>> BEGIN

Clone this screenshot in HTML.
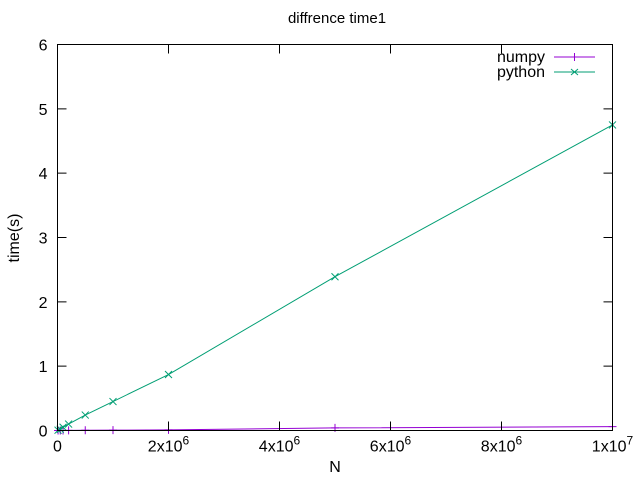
<!DOCTYPE html>
<html><head><meta charset="utf-8"><style>
body{margin:0;background:#fff}
svg text{font-family:"Liberation Sans",sans-serif;font-size:16px;fill:#000}
</style></head><body>
<svg id="chart" width="640" height="480" xmlns="http://www.w3.org/2000/svg">
<text x="337" y="23" text-anchor="middle" font-size="15" style="font-size:15px">diffrence time1</text>
<text x="335" y="472" text-anchor="middle">N</text>
<text transform="translate(19,238) rotate(-90)" text-anchor="middle">time(s)</text>
<g id="series"></g>
<g id="ticks"></g>
<rect x="57.5" y="44.5" width="555" height="386" fill="none" stroke="#000"/>
<g>
<text x="545" y="62" text-anchor="end">numpy</text>
<line x1="554" y1="57" x2="595" y2="57" stroke="#9400d3"/>
<line x1="574.5" y1="53" x2="574.5" y2="61" stroke="#9400d3"/>
<text x="545" y="77" text-anchor="end">python</text>
<line x1="554" y1="72" x2="595" y2="72" stroke="#009e73"/>
<path d="M571 69l7 6M571 75l7-6" stroke="#009e73"/>
</g>
</svg>
<script>
const xValues=[10000,50000,100000,200000,500000,1000000,2000000,5000000,10000000];
const numpyValues=[0.0001,0.0003,0.0005,0.001,0.003,0.005,0.01,0.04,0.06];
const pythonValues=[0.005,0.02,0.05,0.1,0.24,0.45,0.87,2.39,4.75];
const yTicks=[0,1,2,3,4,5,6];
const xTicks=[0,2e6,4e6,6e6,8e6,1e7];
const xTickLabels=["0","2x10^6","4x10^6","6x10^6","8x10^6","1x10^7"];
const NS="http://www.w3.org/2000/svg";
const L=57.5,R=612.5,T=44.5,B=430.5;
const sx=v=>L+(v/1e7)*(R-L);
const sy=v=>B-(v/6)*(B-T);
const tg=document.getElementById('ticks'),sg=document.getElementById('series');
function mk(tag,at,p){const e=document.createElementNS(NS,tag);for(const k in at)e.setAttribute(k,at[k]);p.appendChild(e);return e;}
yTicks.forEach(v=>{
 const y=sy(v);
 const a=mk('path',{d:`M${L} ${y}h9M${R} ${y}h-9`,stroke:'#000'},tg);
 
 
 const t=mk('text',{x:L-10,y:y+6,'text-anchor':'end'},tg);
 
 
 t.textContent=v;
});
xTicks.forEach((v,i)=>{
 const x=sx(v);
 const a=mk('path',{d:`M${x} ${B}v-9M${x} ${T}v9`,stroke:'#000'},tg);
 
 
 const t=mk('text',{x:x,y:B+21,'text-anchor':'middle'},tg);
 
 
 const p=xTickLabels[i].split('^');
 t.textContent=p[0];
 if(p[1]){const s=mk('tspan',{dy:-7,style:'font-size:12px'},t);s.textContent=p[1];}
});
function series(vals,color,name,marker){
 const pts=xValues.map((x,i)=>[sx(x),sy(vals[i])]);
 const l=mk('polyline',{points:pts.map(p=>p.join(',')).join(' '),fill:'none',stroke:color},sg);
 
 
 pts.forEach(p=>{
  const d=marker==='plus'?`M${p[0]} ${p[1]-4}v8M${p[0]-4} ${p[1]}h8`:`M${p[0]-3.5} ${p[1]-3.5}l7 7M${p[0]-3.5} ${p[1]+3.5}l7 -7`;
  const m=mk('path',{d:d,stroke:color},sg);
  
  
 });
}
series(numpyValues,'#9400d3','numpy','plus');
series(pythonValues,'#009e73','python','x');
</script>
</body></html>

>> END

_Problem requirements_. Give every line above again exactly, with no pictures.

_Task result_.
Clone this screenshot in HTML.
<!DOCTYPE html>
<html><head><meta charset="utf-8"><style>
body{margin:0;background:#fff}
svg text{font-family:"Liberation Sans",sans-serif;font-size:16px;fill:#000}
</style></head><body>
<svg id="chart" width="640" height="480" xmlns="http://www.w3.org/2000/svg">
<text x="337" y="23" text-anchor="middle" font-size="15" style="font-size:15px">diffrence time1</text>
<text x="335" y="472" text-anchor="middle">N</text>
<text transform="translate(19,238) rotate(-90)" text-anchor="middle">time(s)</text>
<g id="series"></g>
<g id="ticks"></g>
<rect x="57.5" y="44.5" width="555" height="386" fill="none" stroke="#000"/>
<g>
<text x="545" y="62" text-anchor="end">numpy</text>
<line x1="554" y1="57" x2="595" y2="57" stroke="#9400d3"/>
<line x1="574.5" y1="53" x2="574.5" y2="61" stroke="#9400d3"/>
<text x="545" y="77" text-anchor="end">python</text>
<line x1="554" y1="72" x2="595" y2="72" stroke="#009e73"/>
<path d="M571 69l7 6M571 75l7-6" stroke="#009e73"/>
</g>
</svg>
<script>
const xValues=[10000,50000,100000,200000,500000,1000000,2000000,5000000,10000000];
const numpyValues=[0.0001,0.0003,0.0005,0.001,0.003,0.005,0.01,0.04,0.06];
const pythonValues=[0.005,0.02,0.05,0.1,0.24,0.45,0.87,2.39,4.75];
const yTicks=[0,1,2,3,4,5,6];
const xTicks=[0,2e6,4e6,6e6,8e6,1e7];
const xTickLabels=["0","2x10^6","4x10^6","6x10^6","8x10^6","1x10^7"];
const NS="http://www.w3.org/2000/svg";
const L=57.5,R=612.5,T=44.5,B=430.5;
const sx=v=>L+(v/1e7)*(R-L);
const sy=v=>B-(v/6)*(B-T);
const tg=document.getElementById('ticks'),sg=document.getElementById('series');
function mk(tag,at,p){const e=document.createElementNS(NS,tag);for(const k in at)e.setAttribute(k,at[k]);p.appendChild(e);return e;}
yTicks.forEach(v=>{
 const y=sy(v);
 const a=mk('path',{d:`M${L} ${y}h9M${R} ${y}h-9`,stroke:'#000'},tg);
 
 
 const t=mk('text',{x:L-10,y:y+6,'text-anchor':'end'},tg);
 
 
 t.textContent=v;
});
xTicks.forEach((v,i)=>{
 const x=sx(v);
 const a=mk('path',{d:`M${x} ${B}v-9M${x} ${T}v9`,stroke:'#000'},tg);
 
 
 const t=mk('text',{x:x,y:B+21,'text-anchor':'middle'},tg);
 
 
 const p=xTickLabels[i].split('^');
 t.textContent=p[0];
 if(p[1]){const s=mk('tspan',{dy:-7,style:'font-size:12px'},t);s.textContent=p[1];}
});
function series(vals,color,name,marker){
 const pts=xValues.map((x,i)=>[sx(x),sy(vals[i])]);
 const l=mk('polyline',{points:pts.map(p=>p.join(',')).join(' '),fill:'none',stroke:color},sg);
 
 
 pts.forEach(p=>{
  const d=marker==='plus'?`M${p[0]} ${p[1]-4}v8M${p[0]-4} ${p[1]}h8`:`M${p[0]-3.5} ${p[1]-3.5}l7 7M${p[0]-3.5} ${p[1]+3.5}l7 -7`;
  const m=mk('path',{d:d,stroke:color},sg);
  
  
 });
}
series(numpyValues,'#9400d3','numpy','plus');
series(pythonValues,'#009e73','python','x');
</script>
</body></html>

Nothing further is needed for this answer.